Pubblicato sul manifesto il 25 settembre 2018 –
Non amo il giornalismo-spettacolo di Massimo Giletti, ma devo riconoscere che l’intervista al giovane Bennet – che ha ripetuto di essere stato “violentato” da Asia Argento – oltre a essere obiettivamente un grande “colpo” mediatico, è stata condotta con correttezza, efficacia, ragionevolezza.
Giletti non ha dimenticato di essere un maschio, e ha sollevato più di una volta il dubbio sul fatto che una donna trentenne come Asia Argento possa avere costretto con la forza e la violenza (come succede alle femmine vittime di stupro) un giovane quasi diciottenne ad avere un rapporto sessuale “completo” con lei. Un giovane che ha detto di aver avuto altri rapporti sessuali precedenti (e tralascio i racconti che rimbalzano in rete sul fatto che una sua ex compagna lo accusa a sua volta di aver avuto comportamenti violenti).
L’intervistatore ha poi attirato l’attenzione sul selfie scattato da Bennet con Asia abbracciati in un letto, secondo lo stesso autore fatto dopo il rapporto. Nella civiltà delle immagini in cui siamo immersi – ma forse lo siamo sempre stati – questa immagine parla di tutto tranne che di una violenza appena consumata.

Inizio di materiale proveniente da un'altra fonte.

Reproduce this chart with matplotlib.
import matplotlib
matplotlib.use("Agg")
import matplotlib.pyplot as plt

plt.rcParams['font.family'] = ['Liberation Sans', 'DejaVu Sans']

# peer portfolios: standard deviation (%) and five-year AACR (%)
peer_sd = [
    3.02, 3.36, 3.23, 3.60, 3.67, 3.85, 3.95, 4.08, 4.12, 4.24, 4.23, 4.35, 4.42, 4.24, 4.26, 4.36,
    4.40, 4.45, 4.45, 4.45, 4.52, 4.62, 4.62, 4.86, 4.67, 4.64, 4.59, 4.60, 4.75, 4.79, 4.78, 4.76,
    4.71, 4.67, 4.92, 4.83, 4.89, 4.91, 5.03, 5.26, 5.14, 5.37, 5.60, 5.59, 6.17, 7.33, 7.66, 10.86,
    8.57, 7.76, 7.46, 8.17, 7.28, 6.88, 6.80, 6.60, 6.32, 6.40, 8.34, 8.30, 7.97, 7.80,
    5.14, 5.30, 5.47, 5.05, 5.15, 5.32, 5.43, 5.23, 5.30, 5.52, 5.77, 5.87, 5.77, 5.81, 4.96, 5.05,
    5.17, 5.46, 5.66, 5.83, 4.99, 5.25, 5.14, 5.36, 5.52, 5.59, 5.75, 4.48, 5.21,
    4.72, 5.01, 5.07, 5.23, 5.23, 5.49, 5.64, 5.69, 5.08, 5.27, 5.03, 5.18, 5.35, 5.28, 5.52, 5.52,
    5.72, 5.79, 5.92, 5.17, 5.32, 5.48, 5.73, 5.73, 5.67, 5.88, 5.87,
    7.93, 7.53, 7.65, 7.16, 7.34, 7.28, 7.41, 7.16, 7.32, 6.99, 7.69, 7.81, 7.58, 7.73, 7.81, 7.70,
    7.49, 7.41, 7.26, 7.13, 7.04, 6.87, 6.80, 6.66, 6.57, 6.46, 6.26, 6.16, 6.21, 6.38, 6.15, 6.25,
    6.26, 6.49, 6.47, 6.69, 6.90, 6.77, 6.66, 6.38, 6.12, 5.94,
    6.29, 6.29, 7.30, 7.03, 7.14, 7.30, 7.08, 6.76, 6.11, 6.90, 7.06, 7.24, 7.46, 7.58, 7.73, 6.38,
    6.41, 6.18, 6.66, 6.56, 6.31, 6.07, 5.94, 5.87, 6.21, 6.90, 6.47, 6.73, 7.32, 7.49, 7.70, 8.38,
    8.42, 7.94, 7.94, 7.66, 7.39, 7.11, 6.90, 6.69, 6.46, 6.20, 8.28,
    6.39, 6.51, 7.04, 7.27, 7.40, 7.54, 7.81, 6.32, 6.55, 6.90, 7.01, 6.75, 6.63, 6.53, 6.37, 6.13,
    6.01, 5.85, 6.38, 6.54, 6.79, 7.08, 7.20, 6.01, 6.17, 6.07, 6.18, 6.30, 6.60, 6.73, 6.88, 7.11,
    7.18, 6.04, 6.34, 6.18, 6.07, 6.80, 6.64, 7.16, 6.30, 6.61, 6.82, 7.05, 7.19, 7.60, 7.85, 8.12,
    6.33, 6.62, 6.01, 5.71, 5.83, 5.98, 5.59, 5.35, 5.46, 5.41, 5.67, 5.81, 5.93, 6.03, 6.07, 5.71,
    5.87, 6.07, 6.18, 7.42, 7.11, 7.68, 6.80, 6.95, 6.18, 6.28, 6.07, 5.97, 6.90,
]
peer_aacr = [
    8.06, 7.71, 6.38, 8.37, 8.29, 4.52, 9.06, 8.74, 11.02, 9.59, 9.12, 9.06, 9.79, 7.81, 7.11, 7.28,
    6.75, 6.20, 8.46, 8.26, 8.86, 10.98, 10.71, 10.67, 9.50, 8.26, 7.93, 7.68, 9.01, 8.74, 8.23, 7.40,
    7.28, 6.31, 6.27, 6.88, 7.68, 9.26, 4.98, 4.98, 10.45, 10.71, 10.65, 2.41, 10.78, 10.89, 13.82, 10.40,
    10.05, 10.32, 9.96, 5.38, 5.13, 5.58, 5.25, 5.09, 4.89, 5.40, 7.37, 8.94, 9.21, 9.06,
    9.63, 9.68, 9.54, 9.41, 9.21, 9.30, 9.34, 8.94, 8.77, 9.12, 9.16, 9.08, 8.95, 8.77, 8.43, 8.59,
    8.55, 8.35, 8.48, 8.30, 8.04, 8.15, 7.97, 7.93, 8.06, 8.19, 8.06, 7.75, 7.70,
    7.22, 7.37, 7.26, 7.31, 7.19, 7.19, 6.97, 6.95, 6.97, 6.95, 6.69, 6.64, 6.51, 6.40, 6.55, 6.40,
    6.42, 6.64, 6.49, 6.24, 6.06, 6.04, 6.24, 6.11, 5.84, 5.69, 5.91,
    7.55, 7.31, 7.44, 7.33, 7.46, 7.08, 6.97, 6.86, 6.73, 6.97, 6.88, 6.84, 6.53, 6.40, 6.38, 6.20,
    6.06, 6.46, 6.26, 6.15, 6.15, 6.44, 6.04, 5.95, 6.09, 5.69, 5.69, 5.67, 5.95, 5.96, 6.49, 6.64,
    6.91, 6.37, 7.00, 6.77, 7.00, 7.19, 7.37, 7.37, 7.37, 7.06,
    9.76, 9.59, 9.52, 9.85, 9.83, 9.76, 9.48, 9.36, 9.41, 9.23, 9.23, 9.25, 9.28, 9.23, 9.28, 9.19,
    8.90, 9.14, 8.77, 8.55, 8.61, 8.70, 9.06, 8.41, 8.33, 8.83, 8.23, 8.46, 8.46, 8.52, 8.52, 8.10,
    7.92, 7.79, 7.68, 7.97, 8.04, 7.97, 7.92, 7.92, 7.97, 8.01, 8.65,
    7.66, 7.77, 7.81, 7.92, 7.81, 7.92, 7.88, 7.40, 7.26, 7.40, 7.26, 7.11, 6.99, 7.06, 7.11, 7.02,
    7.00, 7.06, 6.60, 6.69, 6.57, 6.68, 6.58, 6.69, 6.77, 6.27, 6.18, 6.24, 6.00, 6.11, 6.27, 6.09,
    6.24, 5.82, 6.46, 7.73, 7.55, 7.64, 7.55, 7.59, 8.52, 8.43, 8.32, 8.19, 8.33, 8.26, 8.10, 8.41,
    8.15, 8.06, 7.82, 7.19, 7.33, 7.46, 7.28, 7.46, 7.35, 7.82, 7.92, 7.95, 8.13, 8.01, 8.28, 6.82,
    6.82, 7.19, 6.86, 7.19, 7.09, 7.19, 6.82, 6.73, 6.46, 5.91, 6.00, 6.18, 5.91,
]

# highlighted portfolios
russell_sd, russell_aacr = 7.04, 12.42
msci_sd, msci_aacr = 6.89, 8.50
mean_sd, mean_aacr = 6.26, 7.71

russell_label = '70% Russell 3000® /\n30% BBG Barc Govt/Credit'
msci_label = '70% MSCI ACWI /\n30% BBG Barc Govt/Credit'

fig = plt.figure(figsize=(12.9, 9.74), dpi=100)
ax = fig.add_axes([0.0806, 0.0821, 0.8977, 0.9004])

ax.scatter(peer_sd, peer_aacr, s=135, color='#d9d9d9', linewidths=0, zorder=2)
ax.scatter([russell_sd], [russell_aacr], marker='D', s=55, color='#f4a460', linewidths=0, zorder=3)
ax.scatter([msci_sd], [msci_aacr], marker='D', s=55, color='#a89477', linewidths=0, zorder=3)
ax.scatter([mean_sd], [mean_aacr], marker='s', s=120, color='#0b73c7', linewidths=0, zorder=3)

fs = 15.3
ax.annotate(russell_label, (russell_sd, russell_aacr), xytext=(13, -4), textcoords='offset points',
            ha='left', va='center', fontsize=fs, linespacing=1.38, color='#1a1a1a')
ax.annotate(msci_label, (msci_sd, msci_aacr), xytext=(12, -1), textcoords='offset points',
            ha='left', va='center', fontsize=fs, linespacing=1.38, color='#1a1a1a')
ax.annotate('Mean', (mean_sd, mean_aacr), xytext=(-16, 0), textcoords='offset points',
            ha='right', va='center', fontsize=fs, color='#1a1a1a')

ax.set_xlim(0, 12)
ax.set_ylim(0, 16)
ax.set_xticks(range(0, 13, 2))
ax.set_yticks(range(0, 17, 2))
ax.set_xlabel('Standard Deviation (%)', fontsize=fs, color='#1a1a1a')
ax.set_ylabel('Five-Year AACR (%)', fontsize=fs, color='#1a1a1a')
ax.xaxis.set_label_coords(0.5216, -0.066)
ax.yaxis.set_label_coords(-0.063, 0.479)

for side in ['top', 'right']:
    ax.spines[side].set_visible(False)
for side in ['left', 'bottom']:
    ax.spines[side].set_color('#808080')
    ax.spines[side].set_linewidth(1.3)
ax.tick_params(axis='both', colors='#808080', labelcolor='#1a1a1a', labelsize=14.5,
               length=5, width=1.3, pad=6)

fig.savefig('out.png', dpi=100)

A un certo punto Bennet ha capito che la piega della trasmissione non stava volgendo a suo favore, lo ha detto esplicitamente e ha chiesto che fossero rimosse dagli schermi le grandi icone del volto di Asia Argento. Ha poi sfoderato il suo argomento più forte (consigliato dai suoi legali?): ha deciso di agire a distanza di anni – in un primo tempo chiedendo una enorme somma di denaro come risarcimento, e prezzo del suo silenzio – proprio dopo che la Argento era divenuta simbolo del movimento #metoo nato dal caso Weinstein. Lui sarebbe stato vittima da parte dell’attrice e regista, che gli proponeva di partecipare a un nuovo film, dello stesso tipo di potere e di violenza che il mega-produttore Weinstein aveva esercitato contro di lei.
Ma questo argomento è stato un po’ un boomerang nelle reazioni di Giletti e del pubblico in sala. Si può davvero paragonare il potere enorme di un Weinstein con la posizione professionale, e anche caratteriale, di una donna di spettacolo estroversa come la Argento?
La trasmissione ha fornito altri spunti interessanti (per esempio la più netta distinzione tra “molestie”, per quanto inaccettabili, e violenza, di cui ha parlato l’ex parlamentare Nunzia De Girolamo, o gli interrogativi psicologici su che cosa passa tra cervello, desiderio e corpo in un incontro erotico in cui c’è molto spesso una asimmetria nella microfisica del potere di ogni relazione).
A me interessa sottolineare che la spettacolarizzazione globale di un grande conflitto simbolico, se rischia di produrre distorsioni e strumentalizzazioni – compresi gli effetti di gogna e di censura rispetto ai quali bisogna stare sempre in guardia – è anche una grande occasione politica. Credo si capisca poco del momento attuale se non si vedono i nessi tra la scena aperta dalla reazione femminile sempre più forte al millenario dominio patriarcale, e la reazione virulenta di pattuglie di maschi variamente collocate nella geografia di un potere incerto e traballante quanto aggressivo.
Tra la violenza legata alla sessualità e quella che si traduce
nella volgarità del linguaggio, nell’istigazione all’odio del capro espiatorio di turno, fino alla tendenza al riarmo e alla guerra (ieri sera papà Salvini ha ripetuto che un po’ di servizio militare farebbe tanto bene ai “nostri ragazzi”) c’è un filo che va spezzato.
Il disagio sociale riguarda molte e molti. Quello maschile riguarda noi uomini e va indagato alla radice.